Wind power. States are reducing or terminating Renewable Portfolio
Standards and programs. Kansas, West Virginia and Indiana repealed their
mandate, Ohio froze its standard at 2.5% renewable electricity, and North
Carolina may freeze its RPS. Wildlife groups are finally recognizing and
objecting to the serious habitat destruction and bird and bat slaughter that is
a hallmark of wind and solar facilities.
Collusion. There is growing concern about the cozy ties and private
meetings between EPA officials and eco-activists, their sue-and-settle deals,
and EPA payments to advisory committees and environmental pressure groups that
propagandize for agency actions.
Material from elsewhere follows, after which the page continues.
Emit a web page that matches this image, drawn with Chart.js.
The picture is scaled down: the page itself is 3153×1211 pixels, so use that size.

Far too many regulations have their origins in
collusion, collaboration, and secretive input and “reports” from radical
anti-hydrocarbon groups.
The Secret Science
Reform Act would compel EPA to develop regulations and scientific studies in
the open, and allow truly independent experts to examine and challenge
data, evidence and studies that supposedly support EPA dictates that could cost
billions of dollars and millions of jobs. It is long overdue.
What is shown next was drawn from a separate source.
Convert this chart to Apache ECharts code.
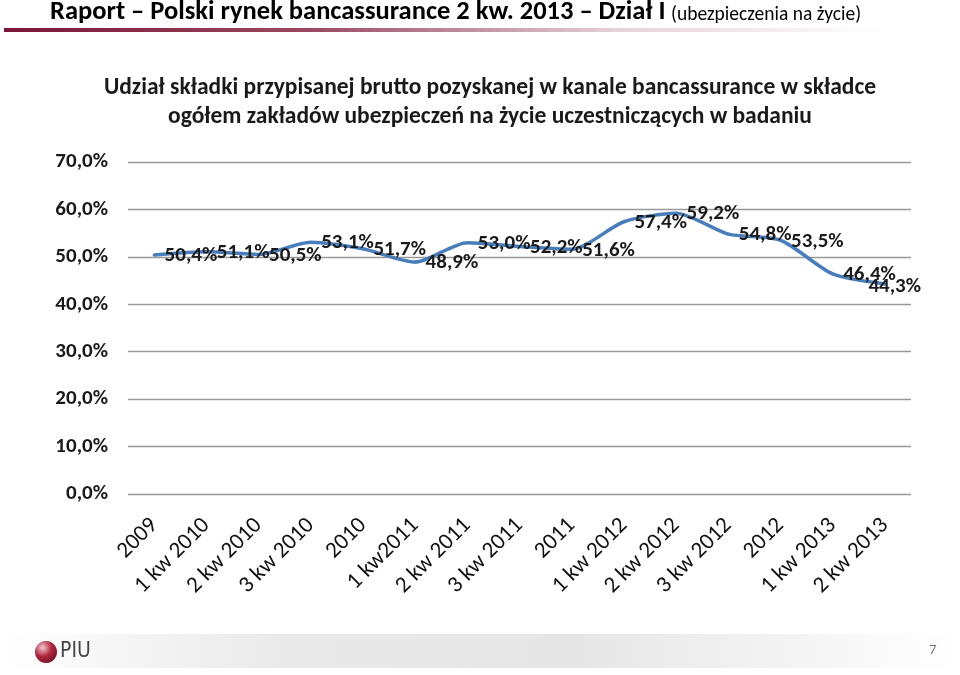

The Supremes. Even if it must ignore the clear intent or
language of laws like ObamaCare, the US Supreme Court has often been another
reliable Obama rubberstamp. Yet it recently ruled in Michigan v. EPA
that EPA violated the law by failing to consider
monetary costs in deciding to regulate air pollution from power plants. The
agency’s refusal to recognize the damage its regulations inflict on human
health and welfare is a far more serious offense, and the agency must not
be allowed to continue doing that.
Dwindling
overseas support. Countries
once enamored with “renewable” energy are now reexamining
those policies, as they realize wind and solar energy kills four to
six jobs for every “green” job created via unsustainable subsidies – and the
electricity costs families and businesses up to 36-40 cents per kilowatt-hour
(without counting taxpayer subsidies), compared to 8-9 cents per kWh in
coal-reliant US states.
The African
Development Bank says it will no longer tolerate policies that prevent
construction of coal-fired power plants needed to bring electricity to 730
million Africans who do not yet enjoy the countless blessings that this miracle
energy brings. About the only reason poor countries support a new climate
treaty is that they (or at least their ruling elites) expect to share in the
$100 billion per year that they claim developed nations must pay them for
supposed global warming “reparation, mitigation and prevention.”
Far too many EPA
and other environmental regulations are wrong for workers, families, states and
the overall “quality of the human environment.” That’s why “there’s a battle
outside raging.” Free, responsible citizens do not want or need to be
“fundamentally transformed” by deceit, collusion and decree.